A Secretaria da Educação do município e a entidade patronal defendem que o conteúdo aborda temas regionais importantes, tanto do ponto de vista econômico, quanto do ponto de vista social, e que trabalham simplesmente com a realidade em que os alunos estão imersos.
Mas não é assim que enxerga a integrante do Conselho Municipal de Educação de Ribeirão Preto, Ana Paula Soares da Silva. Na visão dela, é importante que as crianças e adolescentes conheçam o agronegócio; o problema ocorre quando o material auxilia na naturalização dos problemas gerados nesse meio. “Esse material ajuda a naturalizar as desigualdades, as relações de propriedade e de dominação”, argumenta. Mesmo dentro da linha da educação contextualizada, segundo ela, outras práticas deveriam ser abordadas, como a agroecologia, por exemplo.
“Dominação”
Outro programa pedagógico polêmico, o Projeto Escola no Campo, a exemplo dos já mencionados, nasceu em 1991, por meio de uma parceria da Syngenta, transnacional do ramo de sementes, com a Secretaria de Educação do Estado de São Paulo. Ampliou-se para outros estados e até 2007 já havia atingido cerca de 405 mil crianças de comunidades rurais do país.

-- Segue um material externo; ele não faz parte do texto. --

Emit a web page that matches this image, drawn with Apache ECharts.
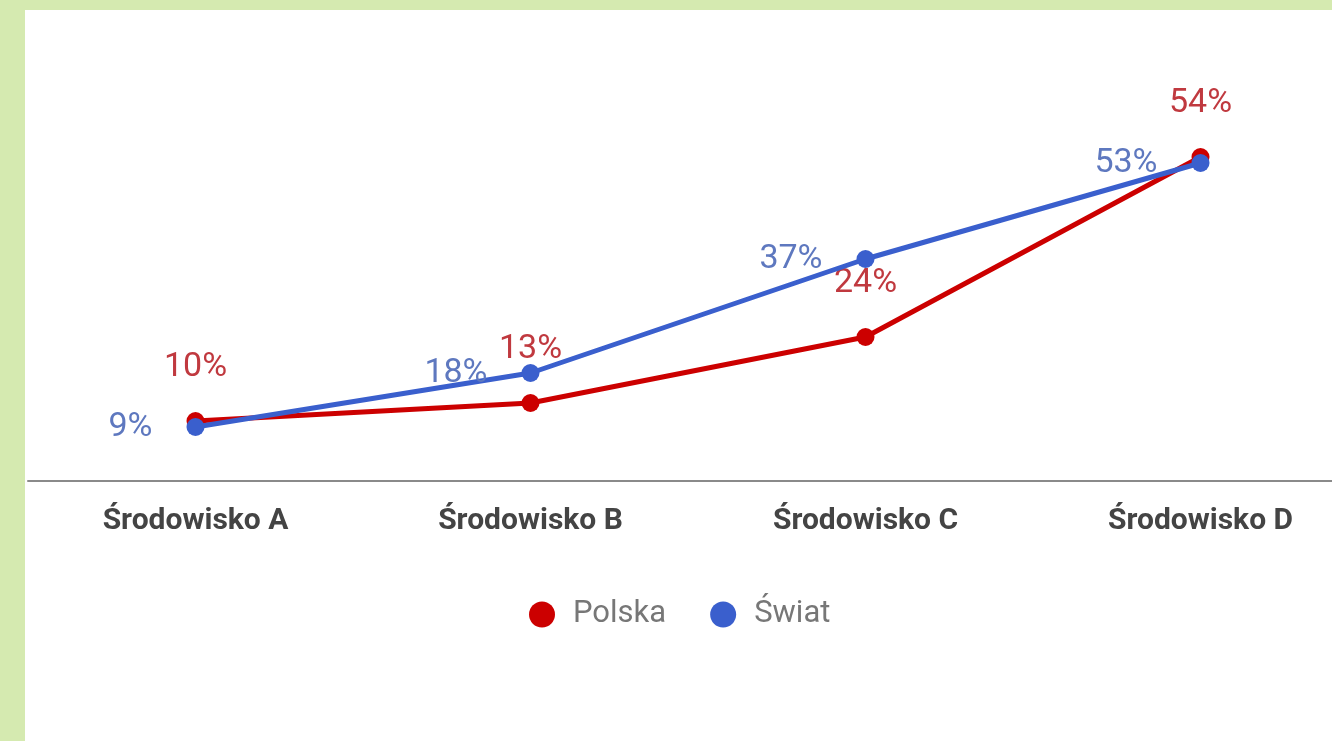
<!DOCTYPE html>
<html>
<head>
<meta charset="utf-8">
<script src="https://cdn.jsdelivr.net/npm/echarts@6/dist/echarts.min.js"></script>
<style>
  html, body { margin: 0; padding: 0; width: 1332px; height: 741px; background: #d5eab0; overflow: hidden; position: relative; }
  #chart { position: absolute; left: 25px; top: 10px; width: 1360px; height: 731px; background: #ffffff; }
</style>
</head>
<body>
<div id="chart"></div>
<script>
const categories = ['Środowisko A', 'Środowisko B', 'Środowisko C', 'Środowisko D'];
const polska = [10, 13, 24, 54];
const swiat = [9, 18, 37, 53];
const seriesNames = ['Polska', 'Świat'];

const chart = echarts.init(document.getElementById('chart'));
chart.setOption({
  animation: false,
  textStyle: { fontFamily: 'Roboto' },
  grid: { left: 3, top: 51, width: 1340, height: 420 },
  legend: {
    data: seriesNames,
    left: 499,
    top: 584,
    icon: 'circle',
    itemWidth: 26,
    itemHeight: 26,
    itemGap: 44,
    textStyle: { fontSize: 31, color: '#777777', fontFamily: 'Roboto', padding: [0, 0, 0, 13] }
  },
  xAxis: {
    type: 'category',
    data: categories,
    boundaryGap: true,
    axisLine: { lineStyle: { color: '#8a8a8a', width: 2 } },
    axisTick: { show: false },
    axisLabel: { fontSize: 30, fontWeight: 'bold', color: '#444444', margin: 25, fontFamily: 'Roboto' }
  },
  yAxis: {
    type: 'value',
    min: 0,
    max: 70,
    show: false,
    splitLine: { show: false }
  },
  series: [
    {
      name: seriesNames[0],
      type: 'line',
      data: polska,
      color: '#cc0000',
      symbol: 'circle',
      symbolSize: 18,
      lineStyle: { width: 5, color: '#cc0000' },
      itemStyle: { color: '#cc0000' },
      label: {
        show: true,
        position: 'top',
        distance: 28,
        formatter: '{c}%',
        fontSize: 34,
        color: '#c0393f',
        fontFamily: 'Roboto'
      },
      z: 2
    },
    {
      name: seriesNames[1],
      type: 'line',
      data: swiat,
      color: '#3a5fcd',
      symbol: 'circle',
      symbolSize: 18,
      lineStyle: { width: 5, color: '#3a5fcd' },
      itemStyle: { color: '#3a5fcd' },
      label: {
        show: true,
        position: 'left',
        distance: 34,
        formatter: '{c}%',
        fontSize: 34,
        color: '#5e78bf',
        fontFamily: 'Roboto'
      },
      z: 3
    }
  ]
});
</script>
</body>
</html>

Maria Cristina Vargas, do setor de educação do Movimento dos Trabalhadores Rurais Sem Terra (MST), relata o quão grave é a transmissão dessas ideias à população jovem do campo. Segundo ela, por meio desse projeto tenta-se convencer os estudantes, por exemplo, da positividade da relação entre sustentabilidade e utilização dos agrotóxicos. “Eles trabalham que o saudável é o bonito, é a plantação limpa, sem ter a diferenciação de outras espécies, a diversidade de culturas”, denuncia a educadora.
Segundo Ana Paula Soares da Silva, não é necessário ir muito a fundo no debate para concluir que os materiais pedagógicos distribuídos pelo agronegócio tentam esconder diferenças e intenções de “classe”. “A intenção é de que as pessoas vão aceitando isso, deixando de ser o sujeito histórico, com a possibilidade de mudar a história. Não são projetos que incluem, não são projetos de justiça social; mas de dominação”, arremata.
O Brasil de Fato entrou em contato com assessoria de imprensa da Unica, que afirmou ainda não haver um posicionamento sobre as críticas ao Projeto Agora.